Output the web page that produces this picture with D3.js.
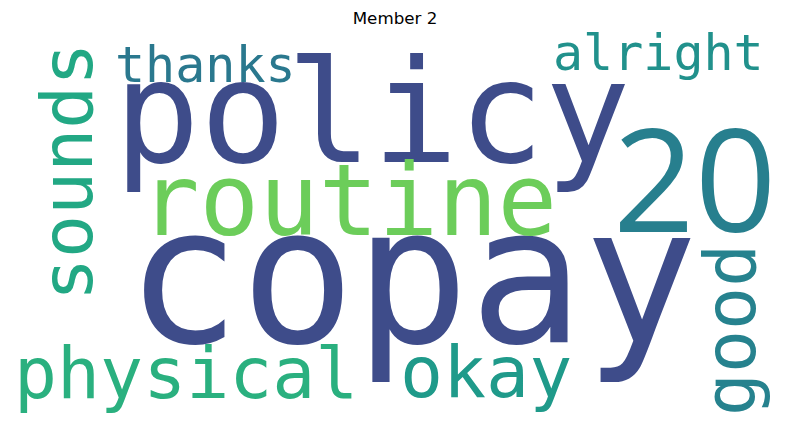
<!DOCTYPE html>
<html>
<head>
  <meta charset='utf-8'>
  <title>Member 2</title>
  <script src="https://cdnjs.cloudflare.com/ajax/libs/d3/7.8.5/d3.min.js"></script>
  <style>
    body { margin: 0; background: #fff; }
  </style>
</head>
<body>
  <svg width="790" height="427" id="chart"></svg>
  <script>
    // word counts for Member 2
    const words = ['copay', 'policy', '20', 'routine', 'sounds', 'physical', 'okay', 'good', 'thanks', 'alright'];
    const counts = [6, 4, 4, 3, 2, 2, 2, 2, 1, 1];

    // where the cloud put each word (canvas px), rotation and colour
    const layout = [
      { x: 116, y: 304, rot: 0,   color: '#3e4c8a' },
      { x: 104, y: 124, rot: 0,   color: '#3e4c8a' },
      { x: 603, y: 194, rot: 0,   color: '#277f8e' },
      { x: 130, y: 197, rot: 0,   color: '#6ccd5a' },
      { x: 82,  y: 263, rot: -90, color: '#22a884' },
      { x: 4,   y: 360, rot: 0,   color: '#2ab07f' },
      { x: 390, y: 359, rot: 0,   color: '#1f9a8a' },
      { x: 745, y: 378, rot: -90, color: '#26828e' },
      { x: 105, y: 44,  rot: 0,   color: '#2a788e' },
      { x: 543, y: 32,  rot: 0,   color: '#21918c' }
    ];

    const svg = d3.select('#chart');
    const W = 770, H = 385;
    const x = d3.scaleLinear().domain([0, W]).range([10, 780]);
    const y = d3.scaleLinear().domain([0, H]).range([38, 423]);
    const size = d3.scaleLinear().domain([1, 2, 3, 4, 6]).range([50, 71.5, 99, 143, 190]);

    svg.append('text')
      .attr('x', 395)
      .attr('y', 24)
      .attr('text-anchor', 'middle')
      .style('font-family', 'DejaVu Sans')
      .style('font-size', '16.7px')
      .text('Member 2');

    const data = words.map((w, i) => ({ word: w, count: counts[i], ...layout[i] }));

    svg.selectAll('text.word')
      .data(data)
      .join('text')
      .attr('class', 'word')
      .attr('transform', d => `translate(${x(d.x)},${y(d.y)}) rotate(${d.rot})`)
      // DejaVu mono has a dotted zero, so numbers go in Open Sans
      .style('font-family', d => /^\d+$/.test(d.word) ? 'Open Sans' : 'DejaVu Sans Mono')
      .style('font-size', d => size(d.count) + 'px')
      .style('fill', d => d.color)
      .text(d => d.word);
  </script>
</body>
</html>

— Written instruction —
Leave the pictures out and please restate exactly the lines running from the start of the material through the one with "99, 143, 190]);".

— Written response —
Output the web page that produces this picture with D3.js.
<!DOCTYPE html>
<html>
<head>
  <meta charset='utf-8'>
  <title>Member 2</title>
  <script src="https://cdnjs.cloudflare.com/ajax/libs/d3/7.8.5/d3.min.js"></script>
  <style>
    body { margin: 0; background: #fff; }
  </style>
</head>
<body>
  <svg width="790" height="427" id="chart"></svg>
  <script>
    // word counts for Member 2
    const words = ['copay', 'policy', '20', 'routine', 'sounds', 'physical', 'okay', 'good', 'thanks', 'alright'];
    const counts = [6, 4, 4, 3, 2, 2, 2, 2, 1, 1];

    // where the cloud put each word (canvas px), rotation and colour
    const layout = [
      { x: 116, y: 304, rot: 0,   color: '#3e4c8a' },
      { x: 104, y: 124, rot: 0,   color: '#3e4c8a' },
      { x: 603, y: 194, rot: 0,   color: '#277f8e' },
      { x: 130, y: 197, rot: 0,   color: '#6ccd5a' },
      { x: 82,  y: 263, rot: -90, color: '#22a884' },
      { x: 4,   y: 360, rot: 0,   color: '#2ab07f' },
      { x: 390, y: 359, rot: 0,   color: '#1f9a8a' },
      { x: 745, y: 378, rot: -90, color: '#26828e' },
      { x: 105, y: 44,  rot: 0,   color: '#2a788e' },
      { x: 543, y: 32,  rot: 0,   color: '#21918c' }
    ];

    const svg = d3.select('#chart');
    const W = 770, H = 385;
    const x = d3.scaleLinear().domain([0, W]).range([10, 780]);
    const y = d3.scaleLinear().domain([0, H]).range([38, 423]);
    const size = d3.scaleLinear().domain([1, 2, 3, 4, 6]).range([50, 71.5, 99, 143, 190]);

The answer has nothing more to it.